Source code of charts:
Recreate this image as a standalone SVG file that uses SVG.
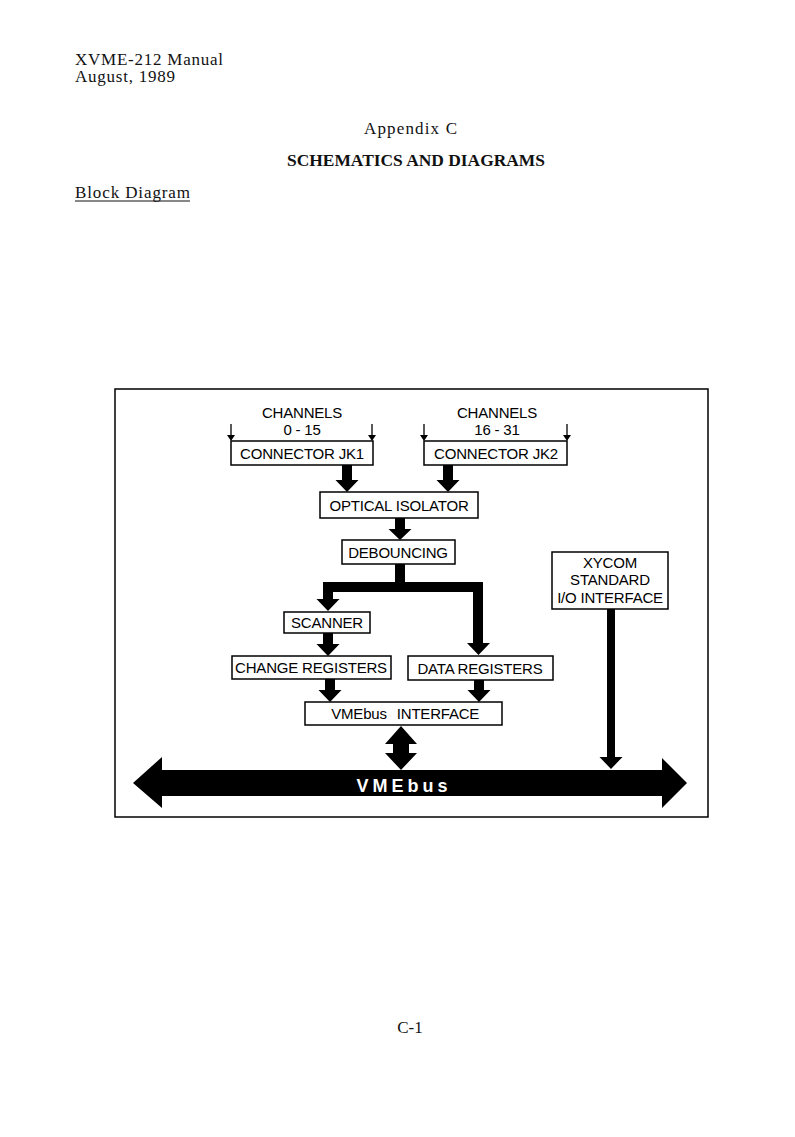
<svg xmlns="http://www.w3.org/2000/svg" width="795" height="1137" viewBox="0 0 795 1137">
<style>
.hd{font-family:"Liberation Serif","Times New Roman",serif;font-size:17px;fill:#111}
.t{font-family:"Liberation Sans",Arial,sans-serif;font-size:15px;fill:#000;text-anchor:middle;letter-spacing:-0.2px}
.box{fill:#fff;stroke:#000;stroke-width:1.5}
.fat{fill:#000;stroke:none}
.thin{stroke:#000;stroke-width:1.3;fill:none}
</style>
<rect width="795" height="1137" fill="#fff"/>
<g id="header">
<text class="hd" x="75" y="65" textLength="148" lengthAdjust="spacing">XVME-212 Manual</text>
<text class="hd" x="75" y="82" textLength="100" lengthAdjust="spacing">August, 1989</text>
<text class="hd" x="364" y="134" textLength="93" lengthAdjust="spacing">Appendix C</text>
<text class="hd" x="287" y="166" font-weight="bold" font-size="15" textLength="258" lengthAdjust="spacingAndGlyphs">SCHEMATICS AND DIAGRAMS</text>
<text class="hd" x="75" y="198" textLength="115" lengthAdjust="spacing">Block Diagram</text>
<line x1="75" y1="201" x2="190" y2="201" stroke="#111" stroke-width="1"/>
<text class="hd" x="410" y="1033" text-anchor="middle">C-1</text>
</g>
<rect id="frame" x="115" y="389" width="593" height="428" fill="none" stroke="#000" stroke-width="1.5"/>
<g id="connectors">
<line class="thin" x1="231" y1="424" x2="231" y2="436"/><path class="fat" d="M227,435 H235 L231,441 Z"/>
<line class="thin" x1="372" y1="424" x2="372" y2="436"/><path class="fat" d="M368,435 H376 L372,441 Z"/>
<line class="thin" x1="424" y1="424" x2="424" y2="436"/><path class="fat" d="M420,435 H428 L424,441 Z"/>
<line class="thin" x1="567" y1="424" x2="567" y2="436"/><path class="fat" d="M563,435 H571 L567,441 Z"/>
<path class="fat" d="M342,465 H352 V480 H358.5 L347,492 L335.5,480 H342 Z"/>
<path class="fat" d="M443,465 H453 V480 H459.5 L448,492 L436.5,480 H443 Z"/>
<path class="fat" d="M395,518 H405 V529 H411.5 L400,540 L388.5,529 H395 Z"/>
<path class="fat" d="M395,564 H405 V582 H483 V643 H490 L478.5,655 L467,643 H473 V592 H333 V599 H339.5 L328,611 L316.5,599 H323 V582 H395 Z"/>
<path class="fat" d="M323,633 H333 V644 H339.5 L328,656 L316.5,644 H323 Z"/>
<path class="fat" d="M325,679 H335 V690 H341.5 L330,702 L318.5,690 H325 Z"/>
<path class="fat" d="M474,680 H484 V690 H490.5 L479,702 L467.5,690 H474 Z"/>
<path class="fat" d="M607,609 H615 V757 H622.5 L611,769 L599.5,757 H607 Z"/>
<path class="fat" d="M401,726 L417,744 H409 V753 H417 L401,770 L385,753 H393 V744 H385 Z"/>
</g>
<g id="vmebus">
<path class="fat" d="M133,783 L162,757 V770 H662 V758 L687,783 L662,808 V796 H162 V808 Z"/>
<text x="404" y="792" font-family="Liberation Sans,Arial,sans-serif" font-size="18" font-weight="bold" fill="#fff" text-anchor="middle" letter-spacing="4">VMEbus</text>
</g>
<g id="channels1">
<text class="t" x="302" y="418">CHANNELS</text>
<text class="t" x="302" y="435">0 - 15</text>
</g>
<g id="channels2">
<text class="t" x="497" y="418">CHANNELS</text>
<text class="t" x="497" y="435">16 - 31</text>
</g>
<g id="jk1"><rect class="box" x="231" y="441" width="142" height="24"/><text class="t" x="302" y="459">CONNECTOR JK1</text></g>
<g id="jk2"><rect class="box" x="424" y="441" width="143" height="24"/><text class="t" x="496" y="459">CONNECTOR JK2</text></g>
<g id="optical"><rect class="box" x="320" y="492" width="158" height="26"/><text class="t" x="399" y="511">OPTICAL ISOLATOR</text></g>
<g id="debouncing"><rect class="box" x="342" y="540" width="113" height="24"/><text class="t" x="398" y="558">DEBOUNCING</text></g>
<g id="scanner"><rect class="box" x="284" y="612" width="86" height="21"/><text class="t" x="327" y="628">SCANNER</text></g>
<g id="change"><rect class="box" x="232" y="656" width="159" height="23"/><text class="t" x="311" y="673">CHANGE REGISTERS</text></g>
<g id="data"><rect class="box" x="408" y="656" width="145" height="24"/><text class="t" x="480" y="674">DATA REGISTERS</text></g>
<g id="vmeif"><rect class="box" x="305" y="702" width="197" height="23"/><text class="t" x="359" y="719">VMEbus</text><text class="t" x="438" y="719">INTERFACE</text></g>
<g id="xycom"><rect class="box" x="552" y="552" width="116" height="57"/><text class="t" x="610" y="568">XYCOM</text><text class="t" x="610" y="585">STANDARD</text><text class="t" x="610" y="603">I/O INTERFACE</text></g>
</svg>
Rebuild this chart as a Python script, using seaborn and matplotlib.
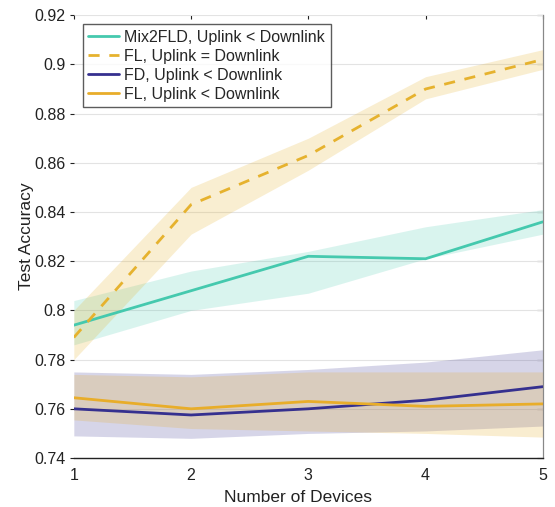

## [GOAL]
Take the entries shown above and quote them verbatim, passing over the pictures.

## [RESPONSE TO THIS EXERCISE]
Recreate this image as a standalone SVG file that uses SVG.
<svg xmlns="http://www.w3.org/2000/svg" width="795" height="1137" viewBox="0 0 795 1137">
<style>
.hd{font-family:"Liberation Serif","Times New Roman",serif;font-size:17px;fill:#111}
.t{font-family:"Liberation Sans",Arial,sans-serif;font-size:15px;fill:#000;text-anchor:middle;letter-spacing:-0.2px}
.box{fill:#fff;stroke:#000;stroke-width:1.5}
.fat{fill:#000;stroke:none}
.thin{stroke:#000;stroke-width:1.3;fill:none}
</style>
<rect width="795" height="1137" fill="#fff"/>
<g id="header">
<text class="hd" x="75" y="65" textLength="148" lengthAdjust="spacing">XVME-212 Manual</text>
<text class="hd" x="75" y="82" textLength="100" lengthAdjust="spacing">August, 1989</text>
<text class="hd" x="364" y="134" textLength="93" lengthAdjust="spacing">Appendix C</text>
<text class="hd" x="287" y="166" font-weight="bold" font-size="15" textLength="258" lengthAdjust="spacingAndGlyphs">SCHEMATICS AND DIAGRAMS</text>
<text class="hd" x="75" y="198" textLength="115" lengthAdjust="spacing">Block Diagram</text>
<line x1="75" y1="201" x2="190" y2="201" stroke="#111" stroke-width="1"/>
<text class="hd" x="410" y="1033" text-anchor="middle">C-1</text>
</g>
<rect id="frame" x="115" y="389" width="593" height="428" fill="none" stroke="#000" stroke-width="1.5"/>
<g id="connectors">
<line class="thin" x1="231" y1="424" x2="231" y2="436"/><path class="fat" d="M227,435 H235 L231,441 Z"/>
<line class="thin" x1="372" y1="424" x2="372" y2="436"/><path class="fat" d="M368,435 H376 L372,441 Z"/>
<line class="thin" x1="424" y1="424" x2="424" y2="436"/><path class="fat" d="M420,435 H428 L424,441 Z"/>
<line class="thin" x1="567" y1="424" x2="567" y2="436"/><path class="fat" d="M563,435 H571 L567,441 Z"/>
<path class="fat" d="M342,465 H352 V480 H358.5 L347,492 L335.5,480 H342 Z"/>
<path class="fat" d="M443,465 H453 V480 H459.5 L448,492 L436.5,480 H443 Z"/>
<path class="fat" d="M395,518 H405 V529 H411.5 L400,540 L388.5,529 H395 Z"/>
<path class="fat" d="M395,564 H405 V582 H483 V643 H490 L478.5,655 L467,643 H473 V592 H333 V599 H339.5 L328,611 L316.5,599 H323 V582 H395 Z"/>
<path class="fat" d="M323,633 H333 V644 H339.5 L328,656 L316.5,644 H323 Z"/>
<path class="fat" d="M325,679 H335 V690 H341.5 L330,702 L318.5,690 H325 Z"/>
<path class="fat" d="M474,680 H484 V690 H490.5 L479,702 L467.5,690 H474 Z"/>
<path class="fat" d="M607,609 H615 V757 H622.5 L611,769 L599.5,757 H607 Z"/>
<path class="fat" d="M401,726 L417,744 H409 V753 H417 L401,770 L385,753 H393 V744 H385 Z"/>
</g>
<g id="vmebus">
<path class="fat" d="M133,783 L162,757 V770 H662 V758 L687,783 L662,808 V796 H162 V808 Z"/>
<text x="404" y="792" font-family="Liberation Sans,Arial,sans-serif" font-size="18" font-weight="bold" fill="#fff" text-anchor="middle" letter-spacing="4">VMEbus</text>
</g>
<g id="channels1">
<text class="t" x="302" y="418">CHANNELS</text>
<text class="t" x="302" y="435">0 - 15</text>
</g>
<g id="channels2">
<text class="t" x="497" y="418">CHANNELS</text>
<text class="t" x="497" y="435">16 - 31</text>
</g>
<g id="jk1"><rect class="box" x="231" y="441" width="142" height="24"/><text class="t" x="302" y="459">CONNECTOR JK1</text></g>
<g id="jk2"><rect class="box" x="424" y="441" width="143" height="24"/><text class="t" x="496" y="459">CONNECTOR JK2</text></g>
<g id="optical"><rect class="box" x="320" y="492" width="158" height="26"/><text class="t" x="399" y="511">OPTICAL ISOLATOR</text></g>
<g id="debouncing"><rect class="box" x="342" y="540" width="113" height="24"/><text class="t" x="398" y="558">DEBOUNCING</text></g>
<g id="scanner"><rect class="box" x="284" y="612" width="86" height="21"/><text class="t" x="327" y="628">SCANNER</text></g>
<g id="change"><rect class="box" x="232" y="656" width="159" height="23"/><text class="t" x="311" y="673">CHANGE REGISTERS</text></g>
<g id="data"><rect class="box" x="408" y="656" width="145" height="24"/><text class="t" x="480" y="674">DATA REGISTERS</text></g>
<g id="vmeif"><rect class="box" x="305" y="702" width="197" height="23"/><text class="t" x="359" y="719">VMEbus</text><text class="t" x="438" y="719">INTERFACE</text></g>
<g id="xycom"><rect class="box" x="552" y="552" width="116" height="57"/><text class="t" x="610" y="568">XYCOM</text><text class="t" x="610" y="585">STANDARD</text><text class="t" x="610" y="603">I/O INTERFACE</text></g>
</svg>
Rebuild this chart as a Python script, using seaborn and matplotlib.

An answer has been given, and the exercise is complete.